Satt Oct 12, 2015 11:30am
Khao Makke di roti te sarso da sag,Bhool jao Gosht keema te Kabab.
Bupi Oct 12, 2015 11:59am
It's not of Punjab but whole of North Sub Continent and is loved by all over world due to its taste.
pardeep Oct 12, 2015 12:07pm
Being a punjabi I love it. Best eaten with loads of Ghee and fresh Radish and of course lassi.
pardeep Oct 12, 2015 12:17pm
You wont get this taste in any 5 star hotel. Best is cooked by a Mother in rural Punjab of India. It is best if both makki ki roti and sarson da saag are cooked on wood fire.
m singh Oct 12, 2015 12:25pm
O balle......!!!!!
Junaid Oct 12, 2015 12:44pm
@SAEED PK I think you are wrong. IF you try sarson with Makke Di roti with real white butter then you will never like roti made of wheat ..Trust me...
Goga Nalaik Oct 12, 2015 01:06pm
Let me take a long sigh: Hyyyyyyyyyyyyyyyyyyy .....................
shubs Oct 12, 2015 02:21pm
Do Pakistanis even understand what the "subcontinent" is? It consists of the ENTIRE country of India. Outside Pakistan and Punjab, and perhaps a handful of northern Indian states, who knows what makai and sarson are? Punjabis on both sides of the border have this ethnocentric view of the world which borders on comical.
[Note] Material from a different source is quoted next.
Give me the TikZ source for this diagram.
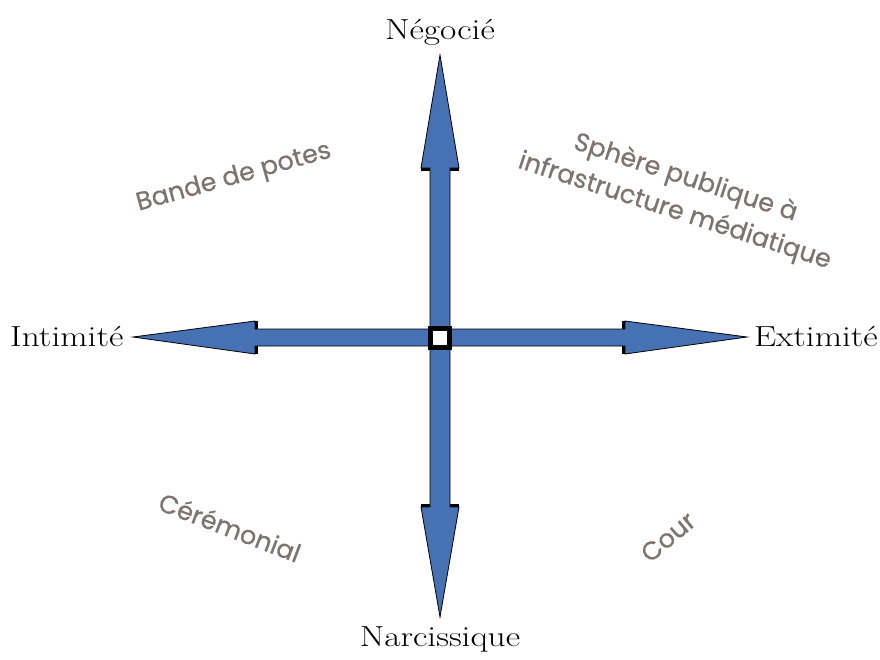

Bahubali Oct 12, 2015 02:28pm
Best food in world. Most delicious nutrient and healthy meal . In northern India this is most popular combo. Especially grandmother cooks best saag in mostly family .
Dr Ahmad - Melbourne Oct 12, 2015 03:08pm
Now I miss Pakistan so much. Wish if saag and mukki roti was here too.
SAEED PK Oct 12, 2015 03:20pm
@Junaid Frankly speaking many of such difficult food items left behind, may be available in village life to some extent. In city life ladies prefer to make wheat roti (paratha of oil / ghee) as it is easy to prepare and wheat is available everywhere.
Shahzad Oct 12, 2015 03:58pm
Where is the recipe?
ariz Oct 12, 2015 04:59pm
come on guys, its not just Punjabis dish. I am pashtoon and we make it too at home. Go to peshawer and you will find it every where. Infact, when I was a kid, we use to go to Shahi Bagh(in peshawer) and to enjoy this beautiful dish. Not sure if it is available there anymore.
Tariq, Lahore Oct 12, 2015 06:11pm
After eating such classic desi (heavy) food please go far a 'marathon run' to keep your arteries flushed and waistlines in tune! Great now n again though!
Arvind Ajimal Oct 12, 2015 06:34pm
On the north-west Indian side if a young educated wife is hesitating in going through all the "mehnat" of cooking saag and baking the Makki rotis as there is definite skill because corn/maze dough when leveled into rotis with "Belan" keeps cracking and breaking, One can always drive along the highway and get best of Makki di roti and Saag. The season starts in November and stays till April. The best stuff is available in big dhabaas from Amritsar--Ambala to Sonipat i.e. enroute Punjab to Delhi and back.
SAEED PK Oct 13, 2015 10:28am
@Arvind Ajimal I am from Islamabad and my forefathers were from Sahowal Gurdaspur. My father used to tell that they eat Makai ki Roti and Sarsoon ka Saaj in village, prepared by grandmother. Nowadays all difficult dishes have been vanished by modern ladies or these are few, like makai ki roti, sarsoon ka saaj, filled vegetables (Karela filled, Tinda Filled, Bindi Filled, Bangen Ka Bartha etc.). All these items are time consuming so not remain regular dishes. However, Sarsoon Ka Saaj is still alive and people used to eat regularly in winter season.